I must confess, in my first look at this some time ago, I was tempted to simply think of this as essentially a coating around an existing business continuity/resilience program, but I have come to see the difference in this approach and I now think this will be transformative for 4 reasons:

  1. Truly taking a customer's perspective on the resilience of your services can uncover some seams in your resilience planning that you might not expect - and it can yield some interesting risk mitigation approaches such as substitutability of services / functions vs. point resilience.

  2. Many organizations have in place tested RTOs against scenarios that don't go far enough into the tail risks of low frequency but high severity events that should be additionally prepared for. The shift to more severe events - but with flexibility to not simply adhere to an existing RTO - is a healthy step to increase openness of planning and robustness of services.

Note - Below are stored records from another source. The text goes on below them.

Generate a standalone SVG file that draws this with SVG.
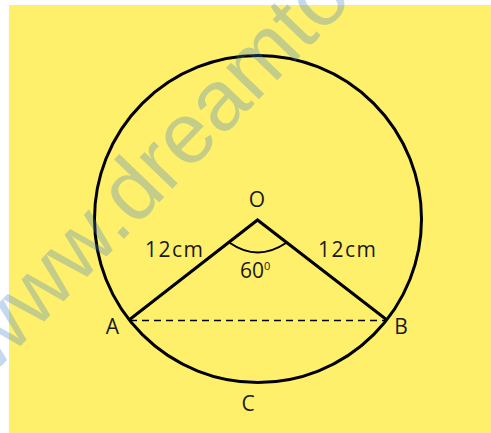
<svg xmlns="http://www.w3.org/2000/svg" width="491" height="433" viewBox="0 0 491 433">
<style>
.lbl{font-family:"Open Sans","Liberation Sans",sans-serif;font-size:21px;fill:#1a1a1a}
.ln{stroke:#000;fill:none;stroke-width:3}
</style>
<rect x="0" y="0" width="491" height="433" fill="#ffffff"/>
<rect x="9" y="5" width="482" height="428" fill="#FEF06A"/>
<g id="circle"><circle cx="258" cy="219" r="163.5" class="ln"/></g>
<g id="connectors">
<path d="M129,320 L257.5,220 L387,320" class="ln" stroke-linejoin="miter"/>
<line x1="130" y1="320.5" x2="386" y2="320.5" stroke="#000" stroke-width="1.6" stroke-dasharray="7 5"/>
<path d="M230,243 Q257.5,262 286,243" stroke="#000" stroke-width="2" fill="none"/>
</g>
<g id="node-O"><text class="lbl" x="257" y="207" text-anchor="middle">O</text></g>
<g id="node-A"><text class="lbl" x="112.5" y="334" text-anchor="middle">A</text></g>
<g id="node-B"><text class="lbl" x="401" y="334" text-anchor="middle">B</text></g>
<g id="node-C"><text class="lbl" x="248" y="411" text-anchor="middle">C</text></g>
<g id="labels">
<text class="lbl" x="145" y="257" letter-spacing="1.5">12cm</text>
<text class="lbl" x="318" y="257" letter-spacing="1.5">12cm</text>
<text class="lbl" x="240" y="278">60<tspan font-size="11" dy="-8">0</tspan></text>
</g>
<g id="watermark" opacity="0.3"><text transform="translate(127,230) rotate(-46)" x="-198" y="4" font-family="Liberation Sans, Arial, sans-serif" font-size="86" fill="#3F7FD0">www.dreamto</text></g>
</svg>
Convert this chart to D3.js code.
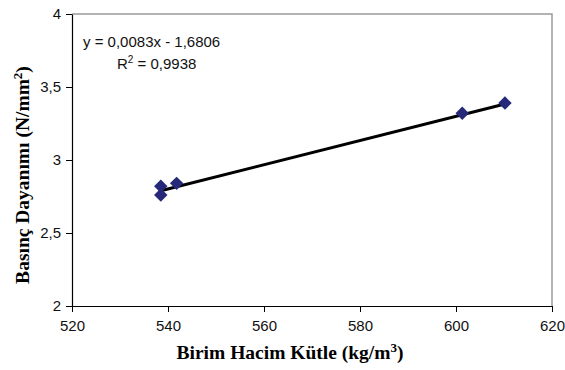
<!DOCTYPE html>
<html><head><meta charset="utf-8">
<script src="https://cdn.jsdelivr.net/npm/d3@7"></script>
<style>body{margin:0;background:#fff}</style>
</head><body>
<svg id="c" width="565" height="370"></svg>
<script>
const xValues = [538.5, 538.5, 541.8, 601.3, 610.2];
const yValues = [2.82, 2.76, 2.84, 3.32, 3.39];
const xTicks = [520, 540, 560, 580, 600, 620];
const yTicks = [2, 2.5, 3, 3.5, 4];
const slope = 0.0083, intercept = -1.6806;
const eqText = "y = 0,0083x - 1,6806";
const r2Text = "0,9938";

const svg = d3.select("#c");
const L = 72, R = 552, T = 14, B = 306;
const x = d3.scaleLinear().domain([520, 620]).range([L, R]);
const y = d3.scaleLinear().domain([2, 4]).range([B, T]);
const fmt = d => String(d).replace(".", ",");

// plot border (top/right gray)
svg.append("path").attr("d", `M${L},${T}H${R}V${B}`).attr("fill", "none").attr("stroke", "#9a9a9a").attr("stroke-width", 1.5);

const xa = svg.append("g").attr("transform", `translate(0,${B})`)
  .call(d3.axisBottom(x).tickValues(xTicks).tickSize(6).tickSizeOuter(0).tickFormat(fmt));
const ya = svg.append("g").attr("transform", `translate(${L},0)`)
  .call(d3.axisLeft(y).tickValues(yTicks).tickSize(6).tickSizeOuter(0).tickFormat(fmt));
[xa, ya].forEach(a => {
  a.select(".domain").attr("stroke", "#000").attr("stroke-width", 1.2);
  a.selectAll(".tick line").attr("stroke", "#000");
  a.selectAll("text").attr("font-family", "Liberation Sans, Arial, sans-serif").attr("font-size", 15).attr("fill", "#111");
});
xa.selectAll("text").attr("dy", "1.05em");
ya.selectAll("text").attr("dx", "-2px");

// trend line
const xmin = d3.min(xValues), xmax = d3.max(xValues);
svg.append("line")
  .attr("x1", x(xmin)).attr("y1", y(slope * xmin + intercept))
  .attr("x2", x(xmax)).attr("y2", y(slope * xmax + intercept))
  .attr("stroke", "#000").attr("stroke-width", 3);

// points
const sym = d3.symbol().type(d3.symbolDiamond2).size(115);
svg.selectAll(".pt").data(xValues.map((v, i) => [v, yValues[i]])).join("path")
  .attr("transform", d => `translate(${x(d[0])},${y(d[1])})`)
  .attr("d", sym).attr("fill", "#26287a");

// equation
const eq = svg.append("g").attr("font-family", "Liberation Sans, Arial, sans-serif").attr("font-size", 15).attr("fill", "#111");
eq.append("text").attr("x", 83).attr("y", 47).text(eqText);
const t2 = eq.append("text").attr("x", 117).attr("y", 69);
t2.append("tspan").text("R");
t2.append("tspan").attr("dy", -6).attr("font-size", 10).text("2");
t2.append("tspan").attr("dy", 6).text(" = " + r2Text);

// axis titles
const tt = svg.append("g").attr("font-family", "Liberation Serif, Times New Roman, serif").attr("font-size", 19.5).attr("font-weight", "bold").attr("fill", "#000");
const xt = tt.append("text").attr("x", 290).attr("y", 359).attr("text-anchor", "middle");
xt.append("tspan").text("Birim Hacim Kütle (kg/m");
xt.append("tspan").attr("dy", -7).attr("font-size", 13).text("3");
xt.append("tspan").attr("dy", 7).text(")");
const yt = tt.append("text").attr("transform", `translate(29,175) rotate(-90)`).attr("text-anchor", "middle");
yt.append("tspan").text("Basınç Dayanımı (N/mm");
yt.append("tspan").attr("dy", -7).attr("font-size", 13).text("2");
yt.append("tspan").attr("dy", 7).text(")");
</script>
</body></html>
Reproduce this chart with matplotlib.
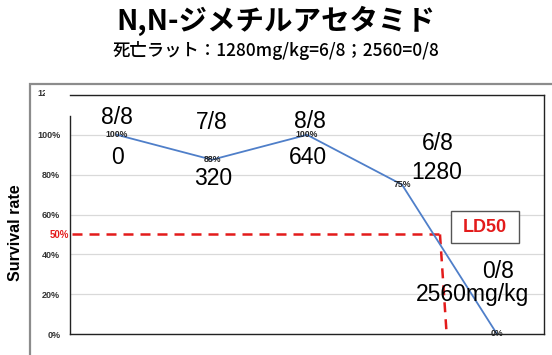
import matplotlib.pyplot as plt
from matplotlib.patches import Rectangle

doses = ['0', '320', '640', '1280', '2560mg/kg']
alive = ['8/8', '7/8', '8/8', '6/8', '0/8']
survival = [1.00, 0.875, 1.00, 0.75, 0.0]
point_labels = ['100%', '88%', '100%', '75%', '0%']
yticks = [0, 0.2, 0.4, 0.6, 0.8, 1.0, 1.2]
ytick_labels = ['0%', '20%', '40%', '60%', '80%', '100%', '']
ld50_top = (3.40, 0.5)
ld50_bottom = (3.47, 0.0)

plt.rcParams['font.family'] = ['Liberation Sans', 'Noto Sans CJK JP', 'DejaVu Sans']

fig = plt.figure(figsize=(5.52, 3.55), dpi=100)
W, H = 552, 355

def fx(px):
    return px / W

def fy(py):
    return 1 - py / H

# outer frame
fig.patches.append(Rectangle((fx(30), fy(360)), fx(530), fy(84) - fy(360), transform=fig.transFigure,
                             fill=False, edgecolor='#8c8c8c', linewidth=1.6))

fig.text(0.5, fy(21), 'N,N-ジメチルアセタミド', ha='center', va='center', fontsize=20.5,
         family=['Noto Sans CJK JP'], weight='bold')
fig.text(0.5, fy(51), '死亡ラット：1280mg/kg=6/8；2560=0/8', ha='center', va='center', fontsize=12.5,
         family=['Noto Sans CJK JP'], weight='medium')

ax = fig.add_axes([fx(70), fy(334), fx(544) - fx(70), fy(95) - fy(334)])
x = list(range(len(doses)))
ax.plot(x, survival, color='#4f7fc9', linewidth=1.3, zorder=3)
ax.set_xlim(-0.495, 4.495)
ax.set_ylim(0, 1.2)
ax.set_yticks(yticks)
ax.set_yticklabels(ytick_labels, fontsize=6.5, fontweight='bold', color='#333333')
ax.set_xticks([])
ax.tick_params(axis='y', length=0, pad=7)
ax.grid(axis='y', color='#d9d9d9', linewidth=0.9)
for side in ['top', 'right', 'bottom', 'left']:
    ax.spines[side].set_color('#222222')
    ax.spines[side].set_linewidth(1.0)
ax.spines['left'].set_bounds(0, 1.095)

# the 120% label is cut off by the frame
clip = Rectangle((fx(30), fy(100)), fx(45) - fx(30), fy(86) - fy(100), transform=fig.transFigure)
top_lbl = fig.text(fx(61), fy(94), '120%', ha='right', va='center', fontsize=6.5,
                   fontweight='bold', color='#333333')
top_lbl.set_clip_on(True)
top_lbl.set_clip_path(clip)

fig.text(fx(16), fy(233), 'Survival rate', rotation=90, ha='center', va='center',
         fontsize=11.5, fontweight='bold')

# fraction / dose annotations (pixel offsets from each point)
alive_off = [(0, 17), (0, 37), (3, 13), (36, 41), (1, 62)]
dose_off = [(0, -23), (1, -19), (1, -23), (35, 12), (-24, 39)]
for i in x:
    ax.annotate(alive[i], (i, survival[i]), xytext=alive_off[i], textcoords='offset pixels',
                ha='center', va='center', fontsize=16.5, annotation_clip=False)
    ax.annotate(doses[i], (i, survival[i]), xytext=dose_off[i], textcoords='offset pixels',
                ha='center', va='center', fontsize=16.5, annotation_clip=False)
    ax.annotate(point_labels[i], (i, survival[i]), xytext=(0, 0), textcoords='offset pixels',
                ha='center', va='center', fontsize=6.3, fontweight='bold', color='#222222',
                zorder=4, annotation_clip=False)

# LD50 guide lines
red = '#e31b1b'
ax.plot([-0.47, ld50_top[0]], [0.5, 0.5], color=red, linestyle=(0, (4, 2.8)), linewidth=1.8,
        zorder=2)
ax.plot([ld50_top[0], ld50_bottom[0]], [ld50_top[1], ld50_bottom[1]], color=red,
        linestyle=(0, (4, 2.8)), linewidth=1.8, clip_on=False, zorder=2)
fig.text(fx(69), fy(235), '50%', ha='right', va='center', fontsize=7, fontweight='bold', color=red)

fig.patches.append(Rectangle((fx(451), fy(243)), fx(68), fy(211) - fy(243), transform=fig.transFigure,
                             facecolor='white', edgecolor='#555555', linewidth=1.0, zorder=5))
fig.text(fx(485), fy(227), 'LD50', ha='center', va='center', fontsize=13, fontweight='bold',
         color=red, zorder=6)

fig.savefig('out.png', dpi=100)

  3. The key assumption of operational resilience, that you should plan to respond to events as if they will happen, as opposed to claiming other risk mitigation will avoid the event's occurrence side-steps organization pressure to avoid actually planning in depth for these more extreme events.

  4. Organizations need to adopt a less binary approach of perfect resilience vs. operating in degraded states during the process of recovery – this framework is an opportunity to enshrine that, in addition to further driving consideration of a wider array of risks in scenario selection.